Here are five of the leading designers who worked on the Festival:

1. Abram Games

1. Abram Games in his studio © Estate of Abram Games
Abram Games in his studio © Estate of Abram Games

Born in 1914 in London’s East End, to Jewish immigrants from eastern Europe, Abram Games’s grit, determination and talent made him one of the most important and memorable graphic designers of the twentieth century.  He served in the Second World War, designing several iconic posters from 1941 onwards.  In 1948 he beat eleven other contestants to win a competition to design the logo for the Festival of Britain. The brief called for a design that reflected “Summer of gaiety and good looks”
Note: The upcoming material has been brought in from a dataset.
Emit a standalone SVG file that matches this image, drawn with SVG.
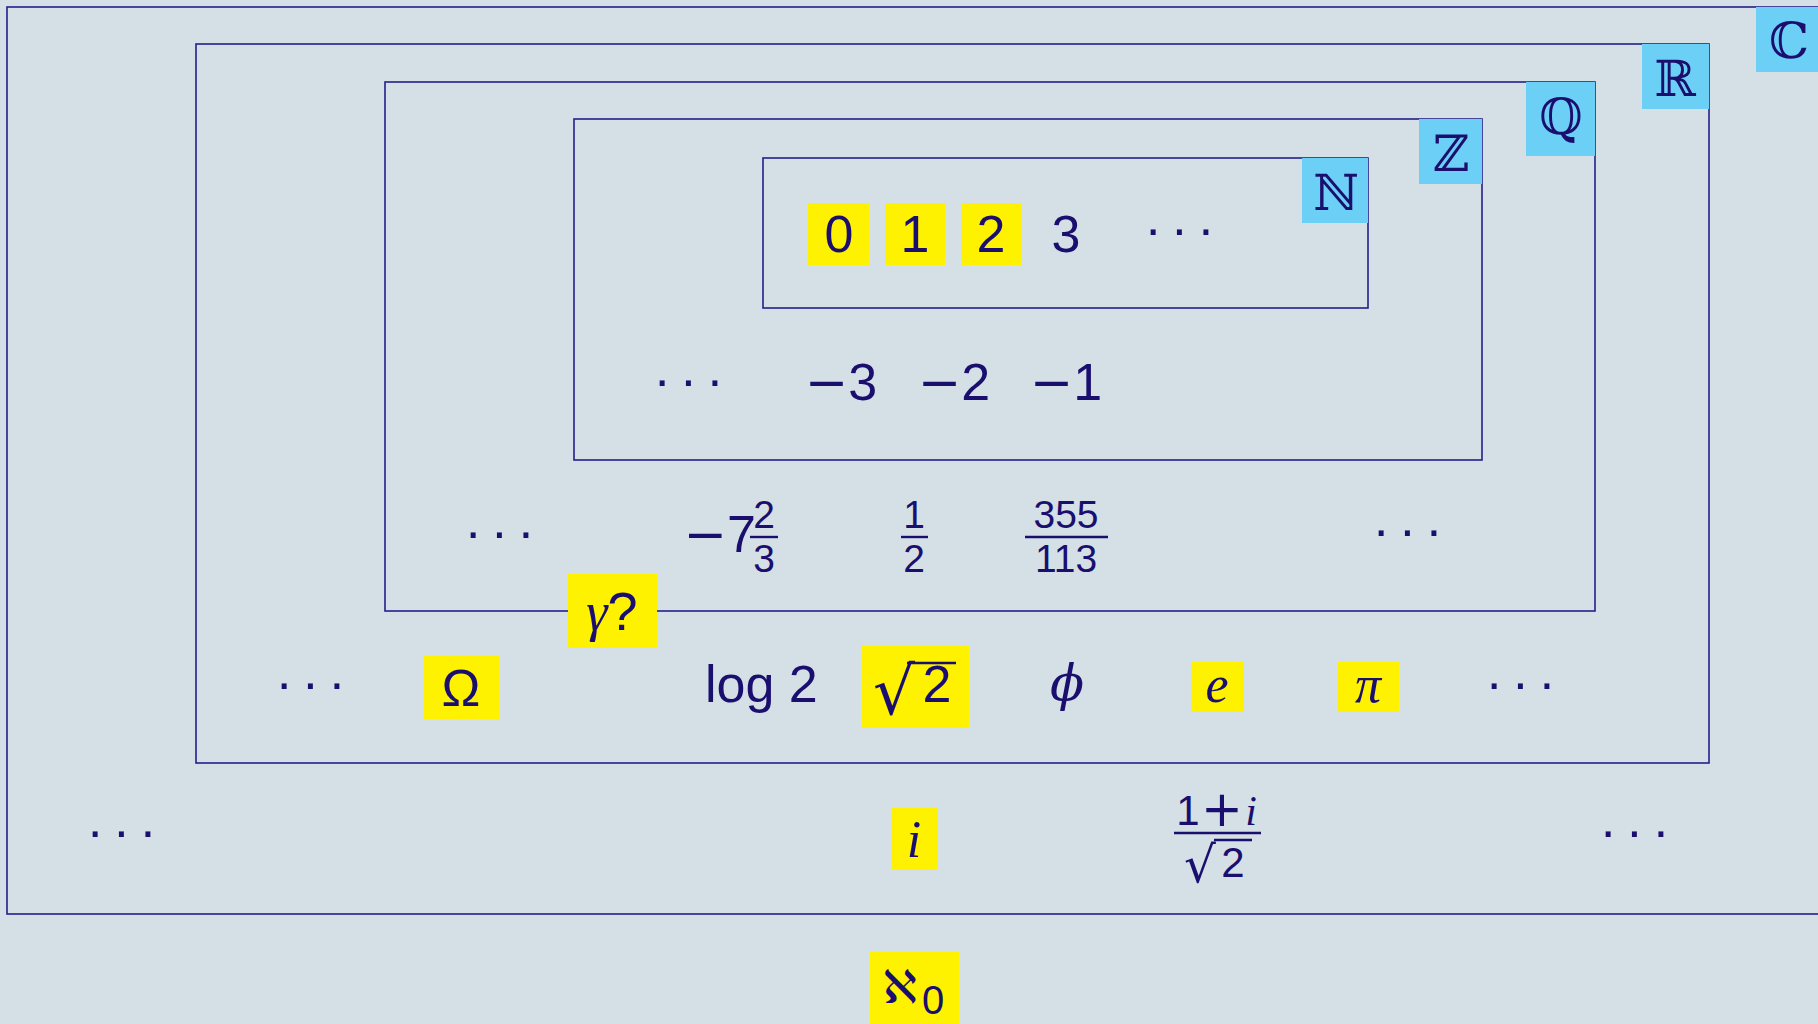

1. Festival_of_Britain guide - Abram Games, public domain
Featured Image: The Festival of Britain emblem, designed by Abram Games, from the cover of the South Bank Exhibition Guide, 1951

2. Ernest Race

aa51_06175.tif
Springbok chairs designed by Ernest Race in front of the Homes and Gardens pavilion, South Bank Exhibition during the Festival of Britain © Historic England Archive AA51_06175

In 1942, prompted by shortages of raw materials caused by the war effort, the government introduced the Utility Furniture Scheme.  This rationed furniture and encouraged designers to be creative in their use of materials.  One of Ernest Race’s earliest designs for his eponymous furniture company used aluminium, which was widely available during the war.  Two of Race’s designs were selected for the Festival: the Antelope and Springbok chairs were designed to be durable enough for indoor or outdoor use, and easily stackable.  Both chairs were playful and symbolised a new era of design.
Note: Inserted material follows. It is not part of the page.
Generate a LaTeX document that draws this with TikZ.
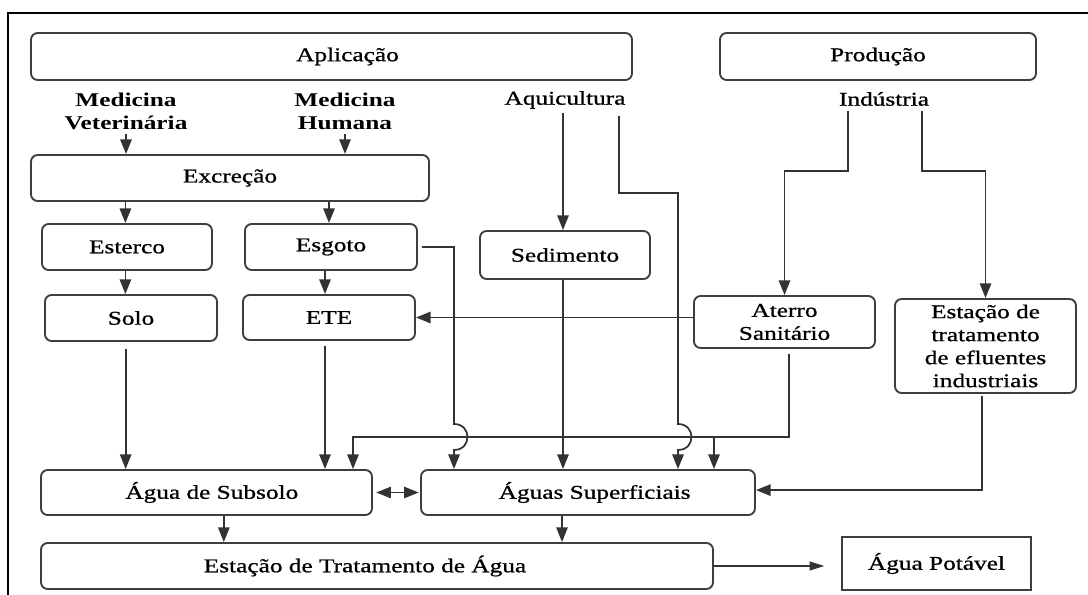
\documentclass[tikz,border=0pt]{standalone}
\usepackage{fontspec}
\setmainfont{Liberation Serif}[FakeStretch=1.3, UprightFeatures={FakeBold=0.9}]
\usetikzlibrary{arrows.meta,calc}
\definecolor{boxc}{HTML}{3E3E3E}
\definecolor{linec}{HTML}{333333}
\begin{document}
\begin{tikzpicture}[x=0.75pt,y=-0.75pt,
  font=\fontsize{14.6pt}{17.25pt}\selectfont,
  box/.style={draw=boxc, line width=1.4pt, rounded corners=5pt, inner sep=0pt, align=center},
  bx/.style 2 args={minimum width=#1*0.75pt, minimum height=#2*0.75pt},
  lbl/.style={inner sep=3pt, align=center},
  ln/.style={draw=linec, line width=1.3pt},
  tip/.style={-{Triangle[length=11pt,width=8.5pt]}},
  arr/.style={ln, tip},
  darr/.style={ln, {Triangle[length=11pt,width=8.5pt]}-{Triangle[length=11pt,width=8.5pt]}}]
\useasboundingbox (0,0) rectangle (1088,595);
% frame
\draw[line width=1.6pt] (8,595) -- (8,13) -- (1088,13);

% boxes
\node[box, bx={601}{47}] (apl) at (331.5,56.5) {\hspace*{24pt}Aplicação};
\node[box, bx={316}{47}] (prod) at (878,56.5) {Produção};
\node[lbl, font=\fontsize{14.6pt}{17.25pt}\selectfont\bfseries] (medvet) at (126,111) {Medicina\\Veterinária};
\node[lbl, font=\fontsize{14.6pt}{17.25pt}\selectfont\bfseries] (medhum) at (345,111) {Medicina\\Humana};
\node[lbl] (aqui) at (565,100) {Aquicultura};
\node[lbl] (ind) at (884,99) {Indústria};
\node[box, bx={398}{46}] (exc) at (230,178) {Excreção};
\node[box, bx={170}{46}] (est) at (127,247) {Esterco};
\node[box, bx={172}{46}] (esg) at (331,247) {Esgoto};
\node[box, bx={172}{46}] (solo) at (131,318) {Solo};
\node[box, bx={172}{45}] (ete) at (329,317.5) {ETE};
\node[box, bx={170}{48}] (sed) at (565,255) {Sedimento};
\node[box, bx={181}{52}] (ater) at (784.5,322) {Aterro\\Sanitário};
\node[box, bx={181}{94}] (etei) at (985.5,346) {Estação de\\tratamento\\de efluentes\\industriais};
\node[box, bx={331}{45}] (sub) at (206.5,492.5) {\hspace*{8pt}Água de Subsolo};
\node[box, bx={334}{45}] (sup) at (588,492.5) {\hspace*{10pt}Águas Superficiais};
\node[box, bx={672}{46}] (eta) at (377,566) {Estação de Tratamento de Água\hspace*{18pt}};
\node[box, sharp corners, bx={189}{53}] (pot) at (936.5,563.5) {Água Potável};

% named free ends and bends
\coordinate (aquiR) at (619,116);
\coordinate (indL) at (848,111);
\coordinate (indR) at (922,111);
\coordinate (hA) at (678,450);
\coordinate (hB) at (454,450);
\coordinate (busL) at (353,437);
\coordinate (busR) at (714,437);

% connectors
\draw[arr] (medvet.south) -- (medvet.south |- exc.north);
\draw[arr] (medhum.south) -- (medhum.south |- exc.north);
\draw[arr] ([xshift=-1.2pt]exc.south -| est.north) -- ([xshift=-1.2pt]est.north);
\draw[arr] ([xshift=-1.5pt]exc.south -| esg.north) -- ([xshift=-1.5pt]esg.north);
\draw[arr] ([xshift=-1.2pt]est.south) -- ([xshift=-1.2pt]est.south |- solo.north);
\draw[arr] ([xshift=-4.5pt]esg.south) -- ([xshift=-4.5pt]esg.south |- ete.north);
\draw[arr] ([shift={(-4pt,-5pt)}]solo.south) -- ([xshift=-4pt]solo.south |- sub.north);
\draw[arr] ([shift={(-3pt,-3.75pt)}]ete.south) -- ([xshift=-3pt]ete.south |- sub.north);
\draw[arr] ([xshift=-1.5pt]sed.north |- aqui.south) -- ([xshift=-1.5pt]sed.north);
\draw[arr] ([xshift=-1.5pt]sed.south) -- ([xshift=-1.5pt]sed.south |- sup.north);
\draw[arr] (aquiR) -- (619,193) -- (678,193) -- (678,424) .. controls (696,424) and (696,450) .. (hA) -- (hA |- sup.north);
\draw[arr] ([xshift=3pt]esg.east) -- (454,247) -- (454,424) .. controls (472,424) and (472,450) .. (hB) -- (hB |- sup.north);
\draw[arr] (indL) -- (848,171) -| (ater.north);
\draw[arr] (indR) -- (922,171) -| (etei.north);
\draw[arr] (ater.west |- ete.east) -- (ete.east);
\draw[arr] ([shift={(3.3pt,-3.75pt)}]ater.south) -- ([xshift=3.3pt]ater.south |- busL) -- (busL) -- (busL |- sub.north);
\draw[arr] (busR) -- (busR |- sup.north);
\draw[arr] ([shift={(-2.6pt,-1.5pt)}]etei.south) |- ([yshift=1.8pt]sup.east);
\draw[darr, shorten <=2.5pt, shorten >=1pt] (sub.east) -- (sup.west);
\draw[arr] ([xshift=13pt]sub.south) -- ([xshift=13pt]sub.south |- eta.north);
\draw[arr] ([xshift=-19.5pt]sup.south) -- ([xshift=-19.5pt]sup.south |- eta.north);
\draw[ln, -{Triangle[length=11pt,width=6.5pt]}, shorten >=12.5pt] (eta.east) -- (pot.west |- eta.east);
\end{tikzpicture}
\end{document}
2. Ernest Race chair op04525
Springbok chairs designed by Ernest Race in front of ‘The Englishman’s Home’, a mural by John Piper at the Festival of Britain © Historic England Archive OP04525

3. Robin and Lucienne Day

3. Lucienne Day - Calyx Fabric
Lucienne Day with Calyx furnishing fabric, 1951 by the Robin and Lucienne Day Foundation

Married in 1942, Robin and Lucienne met at a party at the Royal College of Art (RCA).  Brought together by a shared love of modern design, they spent the rest of the war teaching.  The Festival provided the couple with an extraordinary opportunity and was a decisive moment in both of their careers: Robin was to design much of the internal seating for the Royal Festival Hall, whilst Lucienne designed a number of wallpapers and textiles.  Most notable is the often imitated Calyx fabric, which drew inspiration from the modern aesthetic that was sweeping the world.

Robin Day Chairs
Royal Festival Hall dining chairs and tables, designed by Robin Day, fabricated by Dare-Inglis, 1951 © Robin & Lucienne Day Foundation / photo: Sidney W Newbery

4. Philip Boydell

4. Phillip Boydell
Festival of Britain poster, with font designed by Philip Boydell

Another graduate of the RCA, Boydell served in the navy during the First World War.  In the Second World War Boydell created the initial designs for one of the most memorable propaganda characters, the ‘Squander Bug’, created to discourage frivolous spending. In 1950 he created the Festival of Britain font, which was used for all official announcements.  Designed in tall, slim letters it has been said to resemble bunting.

5. Peter Moro

3. Robin Day Chairs - also Peter Morro
Royal Festival Hall lounge chairs, designed by Robin Day, produced by Hille, 1951. Carpet design by Peter Moro with Leslie Martin ©Robin & Lucienne Day Foundation

Born in Germany in 1911 to a family with some Jewish heritage, Moro felt the effects of encroaching anti-Semitism. He moved to London in 1936, and worked for the seminal modernist architect Berthold Lubetkin.  From 1941- 47, Moro taught at the Regent Street Polytechnic.  He led the group who designed the interior of the Royal Festival Hall (Grade I listed) and worked with Leslie Martin on the ‘net & ball’ design for the carpets that run throughout (seen in the above image).  The design reflects a visual representation of sound, mimicking the purpose of the hall.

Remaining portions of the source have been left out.